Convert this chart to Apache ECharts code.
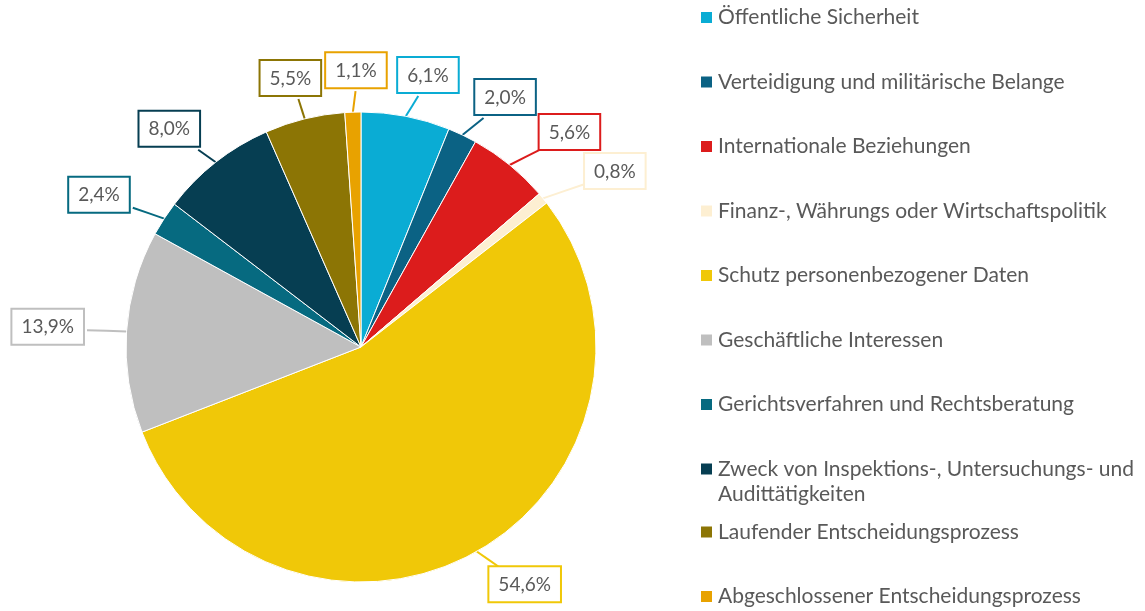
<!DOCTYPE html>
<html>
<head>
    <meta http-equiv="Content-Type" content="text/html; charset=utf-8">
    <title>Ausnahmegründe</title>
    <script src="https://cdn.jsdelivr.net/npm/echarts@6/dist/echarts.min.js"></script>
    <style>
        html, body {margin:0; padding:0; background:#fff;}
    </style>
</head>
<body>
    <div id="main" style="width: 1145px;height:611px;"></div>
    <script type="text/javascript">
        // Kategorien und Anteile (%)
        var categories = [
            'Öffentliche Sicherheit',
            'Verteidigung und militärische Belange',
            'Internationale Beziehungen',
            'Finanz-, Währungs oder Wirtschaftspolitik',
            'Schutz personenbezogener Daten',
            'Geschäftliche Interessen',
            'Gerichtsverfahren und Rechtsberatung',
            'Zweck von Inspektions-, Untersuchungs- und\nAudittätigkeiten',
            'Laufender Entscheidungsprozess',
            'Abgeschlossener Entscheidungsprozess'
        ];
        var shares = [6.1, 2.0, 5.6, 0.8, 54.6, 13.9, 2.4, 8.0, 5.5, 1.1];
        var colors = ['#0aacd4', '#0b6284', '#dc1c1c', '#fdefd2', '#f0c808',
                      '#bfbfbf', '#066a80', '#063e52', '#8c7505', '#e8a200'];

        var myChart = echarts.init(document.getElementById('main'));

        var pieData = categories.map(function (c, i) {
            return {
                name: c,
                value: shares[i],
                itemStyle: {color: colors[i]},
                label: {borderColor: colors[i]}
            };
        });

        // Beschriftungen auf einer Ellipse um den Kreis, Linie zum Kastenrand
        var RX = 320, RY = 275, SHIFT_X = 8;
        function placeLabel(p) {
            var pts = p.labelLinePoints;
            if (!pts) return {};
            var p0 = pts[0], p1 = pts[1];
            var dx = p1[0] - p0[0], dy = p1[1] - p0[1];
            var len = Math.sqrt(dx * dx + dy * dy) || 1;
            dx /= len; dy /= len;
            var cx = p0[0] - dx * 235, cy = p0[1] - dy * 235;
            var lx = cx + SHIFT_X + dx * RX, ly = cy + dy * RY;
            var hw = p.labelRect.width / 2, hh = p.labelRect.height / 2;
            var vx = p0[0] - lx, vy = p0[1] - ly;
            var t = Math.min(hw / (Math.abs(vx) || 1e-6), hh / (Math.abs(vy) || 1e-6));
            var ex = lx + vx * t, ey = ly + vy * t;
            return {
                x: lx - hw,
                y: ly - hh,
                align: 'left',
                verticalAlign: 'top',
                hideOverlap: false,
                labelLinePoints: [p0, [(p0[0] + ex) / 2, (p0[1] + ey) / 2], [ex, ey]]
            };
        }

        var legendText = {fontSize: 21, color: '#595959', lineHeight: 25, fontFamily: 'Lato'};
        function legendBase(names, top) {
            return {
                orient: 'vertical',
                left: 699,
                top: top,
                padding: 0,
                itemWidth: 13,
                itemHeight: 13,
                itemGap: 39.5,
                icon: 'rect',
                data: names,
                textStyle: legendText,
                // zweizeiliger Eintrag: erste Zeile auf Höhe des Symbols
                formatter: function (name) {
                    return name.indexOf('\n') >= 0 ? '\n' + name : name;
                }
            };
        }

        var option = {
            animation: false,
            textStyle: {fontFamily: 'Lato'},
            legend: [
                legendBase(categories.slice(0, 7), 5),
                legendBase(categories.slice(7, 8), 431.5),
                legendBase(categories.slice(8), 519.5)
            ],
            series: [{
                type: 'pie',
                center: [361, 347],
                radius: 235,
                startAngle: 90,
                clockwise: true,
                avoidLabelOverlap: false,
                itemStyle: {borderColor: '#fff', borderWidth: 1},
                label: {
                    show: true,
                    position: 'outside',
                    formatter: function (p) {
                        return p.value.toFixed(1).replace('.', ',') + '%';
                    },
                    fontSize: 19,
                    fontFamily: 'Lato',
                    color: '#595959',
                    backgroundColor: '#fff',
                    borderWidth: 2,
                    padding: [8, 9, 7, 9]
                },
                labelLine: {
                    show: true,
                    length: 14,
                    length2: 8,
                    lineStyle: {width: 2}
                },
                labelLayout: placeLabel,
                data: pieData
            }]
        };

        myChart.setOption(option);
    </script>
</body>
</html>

* [GIVEN REQUEST]
Return to the listing above and set it down exactly, leaving out its pictures.

* [ANSWER TO THE EXERCISE]
Convert this chart to Apache ECharts code.
<!DOCTYPE html>
<html>
<head>
    <meta http-equiv="Content-Type" content="text/html; charset=utf-8">
    <title>Ausnahmegründe</title>
    <script src="https://cdn.jsdelivr.net/npm/echarts@6/dist/echarts.min.js"></script>
    <style>
        html, body {margin:0; padding:0; background:#fff;}
    </style>
</head>
<body>
    <div id="main" style="width: 1145px;height:611px;"></div>
    <script type="text/javascript">
        // Kategorien und Anteile (%)
        var categories = [
            'Öffentliche Sicherheit',
            'Verteidigung und militärische Belange',
            'Internationale Beziehungen',
            'Finanz-, Währungs oder Wirtschaftspolitik',
            'Schutz personenbezogener Daten',
            'Geschäftliche Interessen',
            'Gerichtsverfahren und Rechtsberatung',
            'Zweck von Inspektions-, Untersuchungs- und\nAudittätigkeiten',
            'Laufender Entscheidungsprozess',
            'Abgeschlossener Entscheidungsprozess'
        ];
        var shares = [6.1, 2.0, 5.6, 0.8, 54.6, 13.9, 2.4, 8.0, 5.5, 1.1];
        var colors = ['#0aacd4', '#0b6284', '#dc1c1c', '#fdefd2', '#f0c808',
                      '#bfbfbf', '#066a80', '#063e52', '#8c7505', '#e8a200'];

        var myChart = echarts.init(document.getElementById('main'));

        var pieData = categories.map(function (c, i) {
            return {
                name: c,
                value: shares[i],
                itemStyle: {color: colors[i]},
                label: {borderColor: colors[i]}
            };
        });

        // Beschriftungen auf einer Ellipse um den Kreis, Linie zum Kastenrand
        var RX = 320, RY = 275, SHIFT_X = 8;
        function placeLabel(p) {
            var pts = p.labelLinePoints;
            if (!pts) return {};
            var p0 = pts[0], p1 = pts[1];
            var dx = p1[0] - p0[0], dy = p1[1] - p0[1];
            var len = Math.sqrt(dx * dx + dy * dy) || 1;
            dx /= len; dy /= len;
            var cx = p0[0] - dx * 235, cy = p0[1] - dy * 235;
            var lx = cx + SHIFT_X + dx * RX, ly = cy + dy * RY;
            var hw = p.labelRect.width / 2, hh = p.labelRect.height / 2;
            var vx = p0[0] - lx, vy = p0[1] - ly;
            var t = Math.min(hw / (Math.abs(vx) || 1e-6), hh / (Math.abs(vy) || 1e-6));
            var ex = lx + vx * t, ey = ly + vy * t;
            return {
                x: lx - hw,
                y: ly - hh,
                align: 'left',
                verticalAlign: 'top',
                hideOverlap: false,
                labelLinePoints: [p0, [(p0[0] + ex) / 2, (p0[1] + ey) / 2], [ex, ey]]
            };
        }

        var legendText = {fontSize: 21, color: '#595959', lineHeight: 25, fontFamily: 'Lato'};
        function legendBase(names, top) {
            return {
                orient: 'vertical',
                left: 699,
                top: top,
                padding: 0,
                itemWidth: 13,
                itemHeight: 13,
                itemGap: 39.5,
                icon: 'rect',
                data: names,
                textStyle: legendText,
                // zweizeiliger Eintrag: erste Zeile auf Höhe des Symbols
                formatter: function (name) {
                    return name.indexOf('\n') >= 0 ? '\n' + name : name;
                }
            };
        }

        var option = {
            animation: false,
            textStyle: {fontFamily: 'Lato'},
            legend: [
                legendBase(categories.slice(0, 7), 5),
                legendBase(categories.slice(7, 8), 431.5),
                legendBase(categories.slice(8), 519.5)
            ],
            series: [{
                type: 'pie',
                center: [361, 347],
                radius: 235,
                startAngle: 90,
                clockwise: true,
                avoidLabelOverlap: false,
                itemStyle: {borderColor: '#fff', borderWidth: 1},
                label: {
                    show: true,
                    position: 'outside',
                    formatter: function (p) {
                        return p.value.toFixed(1).replace('.', ',') + '%';
                    },
                    fontSize: 19,
                    fontFamily: 'Lato',
                    color: '#595959',
                    backgroundColor: '#fff',
                    borderWidth: 2,
                    padding: [8, 9, 7, 9]
                },
                labelLine: {
                    show: true,
                    length: 14,
                    length2: 8,
                    lineStyle: {width: 2}
                },
                labelLayout: placeLabel,
                data: pieData
            }]
        };

        myChart.setOption(option);
    </script>
</body>
</html>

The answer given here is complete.